United States Court of Appeals, District of Columbia Circuit
Apr 23, 1991
931 F.2d 905 (D.C. Cir. 1991)

Summary

inferring facts to support District Court's implicit factual finding at sentencing

Summary of this case from In re Sealed Case

Opinion

Nos. 90-3186, 90-3199.

Argued March 5, 1991.

Decided April 23, 1991.

Pamela Cardullo, Student Counsel, with whom Steven H. Goldblatt (appointed by the Court) and Beth E. Cook were on the brief, for appellant Rachel M. Frankel.

Entered an appearance as student counsel pursuant to rule 19 of the General Rules of this court.

Richard Seligman (appointed by the Court), for appellant Elizabeth Mastropierro.

David H. Baum, Asst. U.S. Atty., with whom Jay B. Stephens, U.S. Atty., and John R. Fisher, Roy W. McLeese, III, and Eric B. Marcy, Asst. U.S. Attys., were on the brief, for appellee in both cases.

Appeals from the United States District Court for the District of Columbia (Criminal Nos. 90-00081-02 and 90-00081-01).

Before SILBERMAN, BUCKLEY and HENDERSON, Circuit Judges.

Opinion for the court filed by Circuit Judge HENDERSON.


Appellants Rachel M. Frankel and Elizabeth Mastropierro each pleaded guilty to one count of depredation of federal property, in violation of 18 U.S.C. § 1361, for defacing the United States Capitol with human blood to protest the condition of the homeless. On August 15, 1990, the district judge sentenced each appellant to six months' imprisonment, suspended, two years' probation and a $5,000 fine. He also imposed on each a mandatory $50 special assessment. Each appellant appeals the amount of her fine on the ground that the district judge failed to consider her ability — or inability — to pay the fine. In addition, Mastropierro appeals her suspended six-month sentence on the ground that suspended sentences are no longer authorized by law. For the reasons set forth below, we vacate Mastropierro's suspended sentence as beyond the district court's authority but affirm both appellants' fines as not clearly erroneous.

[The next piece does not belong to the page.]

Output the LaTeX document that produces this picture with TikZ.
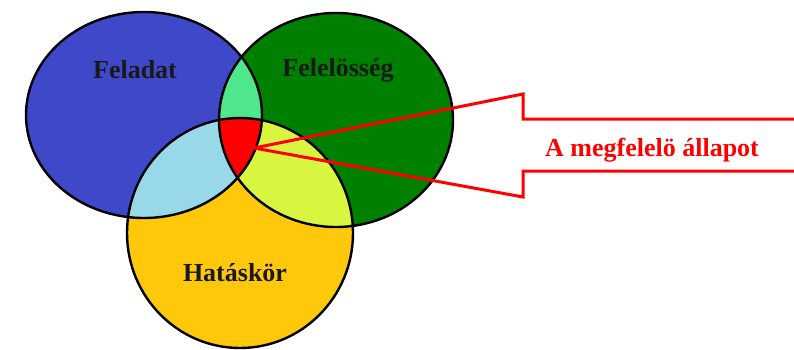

First, we consider Mastropierro's appeal of her suspended sentence. Before enactment of the Comprehensive Crime Control Act of 1984 and promulgation of the sentencing guidelines thereunder, suspended sentences were expressly authorized by statute. See 18 U.S.C. § 3651 (repealed 1984). Neither current statutory law nor the sentencing guidelines, however, include suspended sentences among the expressly authorized sentencing alternatives. See 18 U.S.C. § 3551; U.S.S.G. Parts 5B-5F. In fact, the guidelines affirmatively state that the statutory authority to suspend sentences "was abolished upon implementation of the sentencing guidelines." U.S.S.G. Ch. 7, Pt. A, introduction 2(a). Accordingly, we conclude that suspended sentences are no longer permitted and vacate Mastropierro's six-month suspended sentence.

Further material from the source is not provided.